A Spanish village declared a day of mourning on Tuesday following
the death of Francisco Nunez Olivera, a retired farmer billed as “the
world’s oldest man”.
He passed away just over a month after turning 113.
Olivera, who was 10 years old when World War I broke out, died on
Monday in the village of Bienvenida in southwestern Spain where he had
lived throughout his life, village mayor Antonio Carmona told AFP.
“It’s a very cold day and most of all a very sad day,” Carmona said.
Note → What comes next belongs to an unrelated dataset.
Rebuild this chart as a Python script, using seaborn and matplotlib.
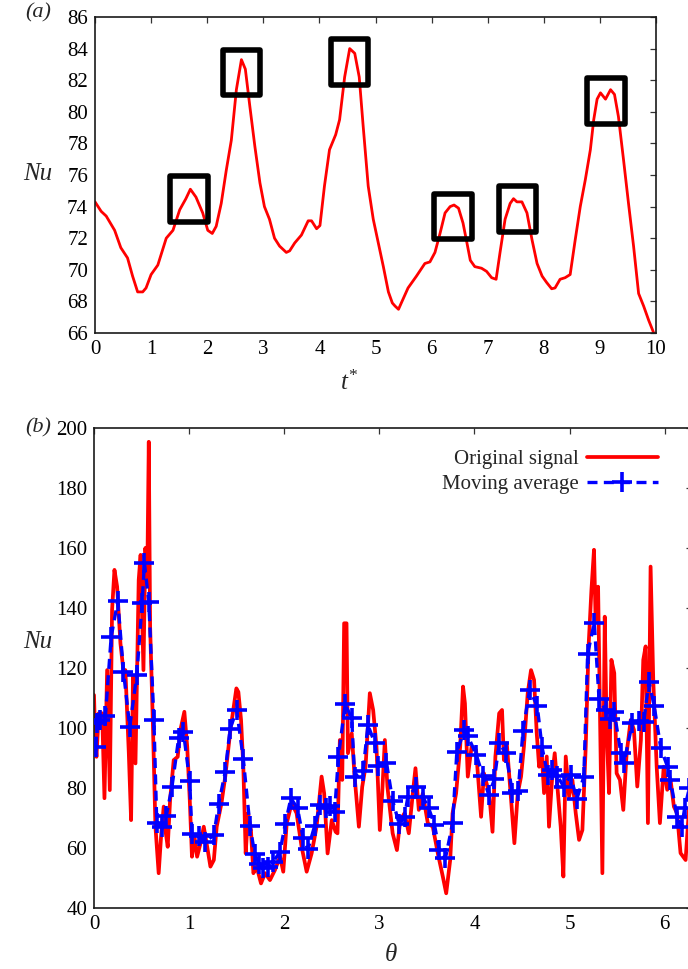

Born on December 13, 1904, relatives credited Nunez Olivera’s long
life to a diet based on vegetables he grew on his own land and a daily
glass of red wine.
Every morning for breakfast, he would have sponge cake made with
olive oil and a glass of milk. And until the age of 107, he went out for
daily walks by himself, according to Spanish media reports published
when he celebrated his last birthday.
While the Spanish media described Nunez Olivera as the world’s oldest
man, his name did not appear on a list kept by the Gerontology Research
Group, which validates the ages of the world’s longest-living people.
The US-based group lists Japan’s Masazou Nonaka, born on July 25,
1905 making him 112, as the world’s oldest man but Carmona said there
were documents to prove the Spaniard was in fact older. It also lists a
Japanese woman, aged 117, as the world’s oldest person.
“We were in the process of applying for him to enter into the
Guinness Book of World Records. It meant a lot to his neighbours to be
represented by the oldest man in the world,” Carmona said.
Proving Nunez Olivera’s exact age has been complicated by the fact
that most of Bienvenida’s public archives were destroyed during Spain’s
1936-39 civil war, according to newspaper El Mundo.
Nunez Olivera, known in the village as Marchena due to his likeness
to a Spanish flamenco singer who used that stage name, had been a
widower since 1988.
He fought in the Rif War in the first half of the 1920s between Spain
and the Berber tribes of the Rif mountains in Morocco and survived
General Francisco Franco’s 1936-75 dictatorship.
He was one of 32 people over the age of 90 among the roughly 2 200
inhabitants of the village, according to El Mundo. Spain has one of the
highest life expectancies in the world, which doctors often attribute to
the country’s Mediterranean diet. — AFP.